'''

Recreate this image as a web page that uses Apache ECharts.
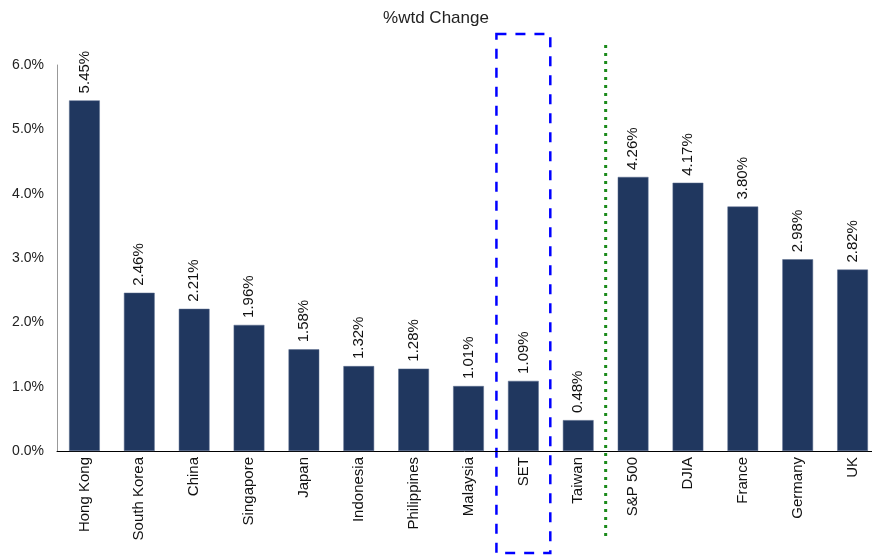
<!DOCTYPE html>
<html>
<head>
<meta charset="utf-8">
<script src="https://cdn.jsdelivr.net/npm/echarts@6/dist/echarts.min.js"></script>
<style>
  html, body { margin: 0; padding: 0; background: #fff; }
  #chart { width: 872px; height: 555px; }
</style>
</head>
<body>
<div id="chart"></div>
<script>
const categories = ['Hong Kong', 'South Korea', 'China', 'Singapore', 'Japan', 'Indonesia', 'Philippines',
  'Malaysia', 'SET', 'Taiwan', 'S&P 500', 'DJIA', 'France', 'Germany', 'UK']
const changes = [5.45, 2.46, 2.21, 1.96, 1.58, 1.32, 1.28, 1.01, 1.09, 0.48, 4.26, 4.17, 3.80, 2.98, 2.82]
const yTicks = [0, 1, 2, 3, 4, 5, 6]

const font = 'Liberation Sans, Arial, sans-serif'
const chart = echarts.init(document.getElementById('chart'))

chart.setOption({
  animation: false,
  title: {
    text: '%wtd Change',
    left: 'center',
    top: 5,
    textStyle: { fontFamily: font, fontSize: 17, fontWeight: 'normal', color: '#222' }
  },
  grid: { left: 57, right: -8, top: 65, bottom: 104, outerBoundsMode: 'none' },
  xAxis: {
    type: 'category',
    data: categories,
    axisLine: { lineStyle: { color: '#000', width: 1 } },
    axisTick: { show: false },
    axisLabel: {
      rotate: 90,
      interval: 0,
      margin: 6,
      fontFamily: font,
      fontSize: 15,
      color: '#111'
    }
  },
  yAxis: {
    type: 'value',
    min: yTicks[0],
    max: yTicks[yTicks.length - 1],
    interval: 1,
    splitLine: { show: false },
    axisLine: { show: true, lineStyle: { color: '#999', width: 1 } },
    axisTick: { show: false },
    axisLabel: {
      margin: 13,
      fontFamily: font,
      fontSize: 14,
      color: '#222',
      formatter: v => v.toFixed(1) + '%'
    }
  },
  series: [{
    type: 'bar',
    data: changes,
    barCategoryGap: '44%',
    itemStyle: { color: '#20375f', borderColor: '#5a6d8e', borderWidth: 0.5 },
    label: {
      show: true,
      position: 'top',
      rotate: 90,
      align: 'left',
      verticalAlign: 'middle',
      distance: 7,
      fontFamily: font,
      fontSize: 15,
      color: '#111',
      formatter: p => p.value.toFixed(2) + '%'
    }
  }]
})

// annotations: dashed box around SET, dotted divider before S&P 500
const px = i => chart.convertToPixel({ xAxisIndex: 0 }, i)
const setIdx = categories.indexOf('SET')
const band = px(1) - px(0)
const setX = px(setIdx)
const divX = (px(categories.indexOf('Taiwan')) + px(categories.indexOf('S&P 500'))) / 2

chart.setOption({
  graphic: [
    {
      type: 'rect',
      shape: { x: setX - band / 2 + 0.5, y: 34, width: band - 1, height: 519 },
      style: { fill: 'none', stroke: '#0000ff', lineWidth: 2.5, lineDash: [10, 9] },
      silent: true
    },
    {
      type: 'line',
      shape: { x1: divX, y1: 45, x2: divX, y2: 540 },
      style: { stroke: '#1a8a1a', lineWidth: 3, lineDash: [3, 5] },
      silent: true
    }
  ]
})

window.addEventListener('resize', () => {
  chart.resize()
})
</script>
</body>
</html>
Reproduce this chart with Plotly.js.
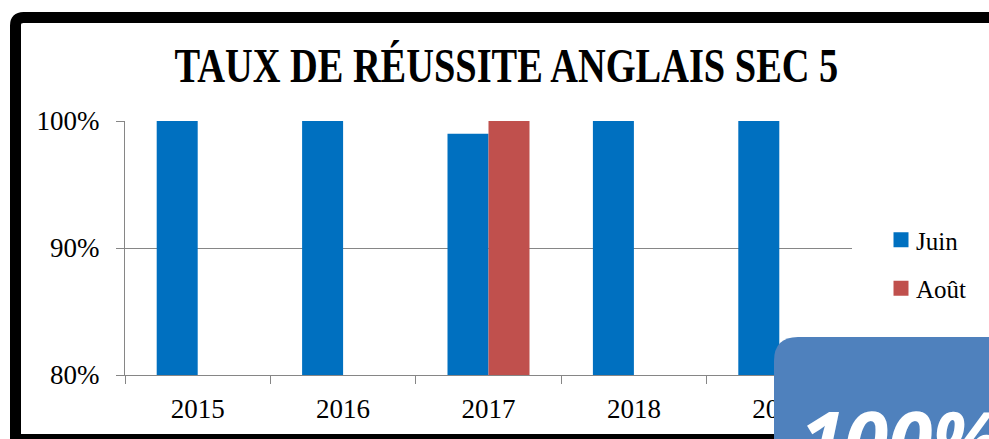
<!DOCTYPE html>
<html>
<head>
<meta charset="utf-8">
<script src="https://cdn.plot.ly/plotly-3.0.1.min.js"></script>
<style>
html,body{margin:0;padding:0;background:#fff;}
#chart{width:989px;height:439px;}
</style>
</head>
<body>
<div id="chart"></div>
<script>
// ---- data ----
const years = ["2015", "2016", "2017", "2018", "2019"];
const juin = [1.00, 1.00, 0.99, 1.00, 1.00];
const aout = [null, null, 1.00, null, null];
const seriesNames = ["Juin", "Août"];
const chartTitle = "TAUX DE RÉUSSITE ANGLAIS SEC 5";
const badgeText = "100%";

// ---- layout helpers (pixel -> paper) ----
const W = 989, H = 439;
const M = {l: 125, r: 137, t: 121, b: 64};
const PW = W - M.l - M.r, PH = H - M.t - M.b;
const px = x => (x - M.l) / PW;
const py = y => (H - M.b - y) / PH;
function roundRectPath(x0, y0, x1, y1, r) {
  return `M${px(x0)},${py(y0 + r)} Q${px(x0)},${py(y0)} ${px(x0 + r)},${py(y0)} ` +
         `L${px(x1)},${py(y0)} L${px(x1)},${py(y1)} L${px(x0)},${py(y1)} Z`;
}

const serif = "Liberation Serif, DejaVu Serif, serif";

const traces = [
  {type: "bar", name: seriesNames[0], x: years, y: juin,
   marker: {color: "#0070C0"}, legendgroup: "a"},
  {type: "bar", name: seriesNames[1], x: years, y: aout,
   marker: {color: "#C0504D"}, legendgroup: "b"}
];

const layout = {
  width: W, height: H,
  margin: M,
  paper_bgcolor: "#ffffff",
  plot_bgcolor: "#ffffff",
  barmode: "group",
  bargap: 0.436,
  bargroupgap: 0,
  title: {
    text: "<b>" + chartTitle + "</b>",
    font: {family: serif, size: 48, color: "#000"},
    xref: "container", x: 0.512, xanchor: "center",
    yref: "container", y: 1 - 65 / H, yanchor: "middle"
  },
  xaxis: {
    type: "category",
    showline: true, linecolor: "#868686", linewidth: 1,
    ticks: "outside", tickson: "boundaries", ticklen: 8, tickcolor: "#868686",
    tickfont: {family: serif, size: 27, color: "#000"},
    ticklabelstandoff: 10,
    showgrid: false, fixedrange: true
  },
  yaxis: {
    range: [0.8, 1.0], dtick: 0.1, tickformat: ".0%",
    showline: true, linecolor: "#868686", linewidth: 1,
    ticks: "outside", ticklen: 8, tickcolor: "#868686",
    gridcolor: "#868686", gridwidth: 1,
    tickfont: {family: serif, size: 27, color: "#000"},
    ticklabelstandoff: 11,
    zeroline: false, fixedrange: true
  },
  legend: {
    x: px(876), xanchor: "left", y: py(217), yanchor: "top",
    font: {family: serif, size: 25, color: "#000"},
    tracegroupgap: 13, bgcolor: "rgba(0,0,0,0)"
  },
  shapes: [
    {type: "path", xref: "paper", yref: "paper", layer: "above",
     path: roundRectPath(15.5, 17.5, 1010, 439.5, 8),
     line: {color: "#000", width: 11}, fillcolor: "rgba(0,0,0,0)"},
    {type: "path", xref: "paper", yref: "paper", layer: "above",
     path: roundRectPath(774, 337, 1010, 460, 24),
     line: {width: 0}, fillcolor: "#4F81BD"}
  ],
  annotations: [
    {text: "<b><i>" + badgeText + "</i></b>", xref: "paper", yref: "paper",
     x: px(798), xanchor: "left", y: py(382), yanchor: "top", showarrow: false,
     font: {family: "Open Sans, Liberation Sans, sans-serif", size: 80, color: "#fff"}}
  ]
};

Plotly.newPlot("chart", traces, layout, {displayModeBar: false, staticPlot: true}).then(gd => {
  // condense the title horizontally, as in the reference typeface
  const t = gd.querySelector(".gtitle");
  if (t) {
    const cx = parseFloat(t.getAttribute("x"));
    t.setAttribute("transform", `translate(${cx},0) scale(0.8,1) translate(${-cx},0)`);
  }
  // enlarge the legend swatches slightly and bring them nearer the labels
  gd.querySelectorAll(".legendpoints path").forEach(p => {
    const tr = p.getAttribute("transform") || "";
    p.setAttribute("transform", tr + " translate(5,0) scale(1.25)");
  });
});
</script>
</body>
</html>
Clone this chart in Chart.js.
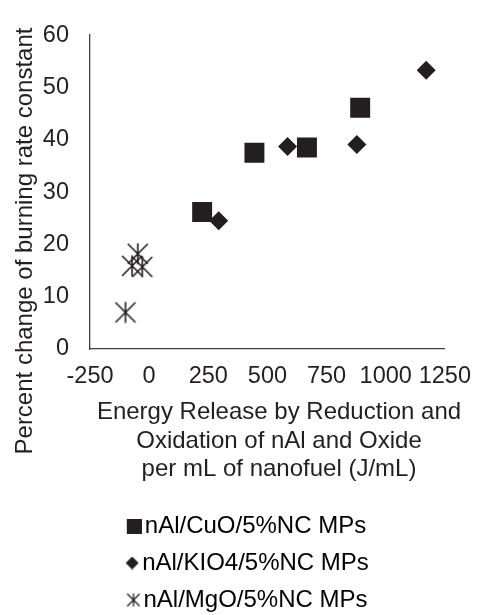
<!DOCTYPE html>
<html><head><meta charset="utf-8">
<script src="https://cdn.jsdelivr.net/npm/chart.js@4.4.0/dist/chart.umd.min.js"></script>
<style>html,body{margin:0;padding:0;background:#fff;} #c{display:block;}</style>
</head><body>
<canvas id="c" width="484" height="615"></canvas>
<script>
const seriesNames = ['nAl/CuO/5%NC MPs', 'nAl/KIO4/5%NC MPs', 'nAl/MgO/5%NC MPs'];
const cuoX = [224, 445, 667, 892];
const cuoY = [26.2, 37.5, 38.5, 46.1];
const kioX = [294, 585, 878, 1171];
const kioY = [24.5, 38.7, 39.1, 53.3];
const mgoX = [-100, -48, -72, -29];
const mgoY = [7.0, 18.2, 15.9, 15.7];
const xTicks = [-250, 0, 250, 500, 750, 1000, 1250];
const yTicks = [0, 10, 20, 30, 40, 50, 60];
const xTitle = ['Energy Release by Reduction and', 'Oxidation of nAl and Oxide', 'per mL of nanofuel (J/mL)'];
const yTitle = 'Percent change of burning rate constant';

const INK = '#231f20';
const FONT = '"Liberation Sans", Arial, sans-serif';

function pts(xs, ys) { return xs.map((x, i) => ({x: x, y: ys[i]})); }

function starCanvas(w, h, cx, r, lw) {
  const c = document.createElement('canvas');
  c.width = w; c.height = h;
  const g = c.getContext('2d');
  const m = h / 2;
  g.strokeStyle = INK; g.lineWidth = lw;
  g.beginPath();
  g.moveTo(cx - r, m - r); g.lineTo(cx + r, m + r);
  g.moveTo(cx + r, m - r); g.lineTo(cx - r, m + r);
  g.moveTo(cx, m - r * 1.05); g.lineTo(cx, m + r * 1.05);
  g.stroke();
  return c;
}
function squareCanvas(w, side, x0) {
  const c = document.createElement('canvas');
  c.width = w; c.height = side;
  const g = c.getContext('2d');
  g.fillStyle = INK; g.fillRect(x0, 0, side, side);
  return c;
}
function diamondCanvas(w, d, cx) {
  const c = document.createElement('canvas');
  c.width = w; c.height = d;
  const g = c.getContext('2d');
  const m = d / 2;
  g.fillStyle = INK;
  g.beginPath(); g.moveTo(cx, 0); g.lineTo(cx + m, m); g.lineTo(cx, d); g.lineTo(cx - m, m); g.closePath(); g.fill();
  return c;
}

const starData = starCanvas(24, 24, 12, 10, 1.6);
// legend marks: drawn offset to the right so the gap to the text is small
const legendMarks = [squareCanvas(33, 15, 18), diamondCanvas(33, 13, 26), starCanvas(33, 15, 26, 6.3, 1.3)];

const titlesPlugin = {
  id: 'axisTitlesDraw',
  afterDraw(chart) {
    const ctx = chart.ctx;
    ctx.save();
    ctx.font = '24px ' + FONT;
    ctx.fillStyle = INK;
    ctx.textAlign = 'center';
    // x-axis title, three lines
    ctx.textBaseline = 'alphabetic';
    const base = [419, 447.5, 476];
    xTitle.forEach((t, i) => ctx.fillText(t, 279, base[i]));
    // y-axis title, rotated
    ctx.translate(25, 241);
    ctx.rotate(-Math.PI / 2);
    ctx.textBaseline = 'middle';
    ctx.fillText(yTitle, 0, 0);
    ctx.restore();
  }
};

Chart.defaults.font.family = FONT;
Chart.defaults.color = INK;

new Chart(document.getElementById('c'), {
  type: 'scatter',
  data: {
    datasets: [
      {label: seriesNames[0], data: pts(cuoX, cuoY), pointStyle: 'rect', pointRadius: 14.1,
       backgroundColor: INK, borderWidth: 0, pointHoverRadius: 14.1},
      {label: seriesNames[1], data: pts(kioX, kioY), pointStyle: 'rectRot', pointRadius: 9.5,
       backgroundColor: INK, borderWidth: 0, pointHoverRadius: 9.5},
      {label: seriesNames[2], data: pts(mgoX, mgoY), pointStyle: starData, pointRadius: 10,
       backgroundColor: INK, borderColor: INK, borderWidth: 0}
    ]
  },
  plugins: [titlesPlugin],
  options: {
    responsive: false,
    animation: false,
    devicePixelRatio: 1,
    layout: {padding: {top: 22, right: 28, bottom: -7, left: 28}},
    plugins: {
      tooltip: {enabled: false},
      legend: {
        position: 'bottom',
        labels: {
          usePointStyle: true, boxWidth: 15, boxHeight: 15, padding: 13,
          font: {size: 24}, color: INK,
          generateLabels: chart => chart.data.datasets.map((ds, i) => ({
            text: ds.label, fillStyle: INK, strokeStyle: INK, lineWidth: 0,
            pointStyle: legendMarks[i], hidden: false, datasetIndex: i
          }))
        }
      }
    },
    scales: {
      x: {
        type: 'linear', min: xTicks[0], max: xTicks[xTicks.length - 1],
        afterBuildTicks: s => { s.ticks = xTicks.map(v => ({value: v})); },
        afterFit: s => { s.height = 152; },
        grid: {display: false, drawTicks: false},
        border: {display: true, color: '#404040', width: 1.3},
        ticks: {font: {size: 23.5}, color: INK, padding: 13, maxRotation: 0, autoSkip: false,
                callback: v => String(v)},
        title: {display: false}
      },
      y: {
        type: 'linear', min: yTicks[0], max: yTicks[yTicks.length - 1],
        afterBuildTicks: s => { s.ticks = yTicks.map(v => ({value: v})); },
        afterFit: s => { s.width = 62; },
        grid: {display: false, drawTicks: false},
        border: {display: true, color: '#404040', width: 1.3},
        ticks: {font: {size: 23.5}, color: INK, padding: 21, autoSkip: false, callback: v => String(v)},
        title: {display: false}
      }
    }
  }
});
</script>
</body></html>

'''

■ Task to carry out ■
Restate exactly, please, only the lines between the start of the data and the line containing "const chart = echarts.init(document.getElementById('chart'))", both ends included, skipping the pictures.

■ Written answer ■
Recreate this image as a web page that uses Apache ECharts.
<!DOCTYPE html>
<html>
<head>
<meta charset="utf-8">
<script src="https://cdn.jsdelivr.net/npm/echarts@6/dist/echarts.min.js"></script>
<style>
  html, body { margin: 0; padding: 0; background: #fff; }
  #chart { width: 872px; height: 555px; }
</style>
</head>
<body>
<div id="chart"></div>
<script>
const categories = ['Hong Kong', 'South Korea', 'China', 'Singapore', 'Japan', 'Indonesia', 'Philippines',
  'Malaysia', 'SET', 'Taiwan', 'S&P 500', 'DJIA', 'France', 'Germany', 'UK']
const changes = [5.45, 2.46, 2.21, 1.96, 1.58, 1.32, 1.28, 1.01, 1.09, 0.48, 4.26, 4.17, 3.80, 2.98, 2.82]
const yTicks = [0, 1, 2, 3, 4, 5, 6]

const font = 'Liberation Sans, Arial, sans-serif'
const chart = echarts.init(document.getElementById('chart'))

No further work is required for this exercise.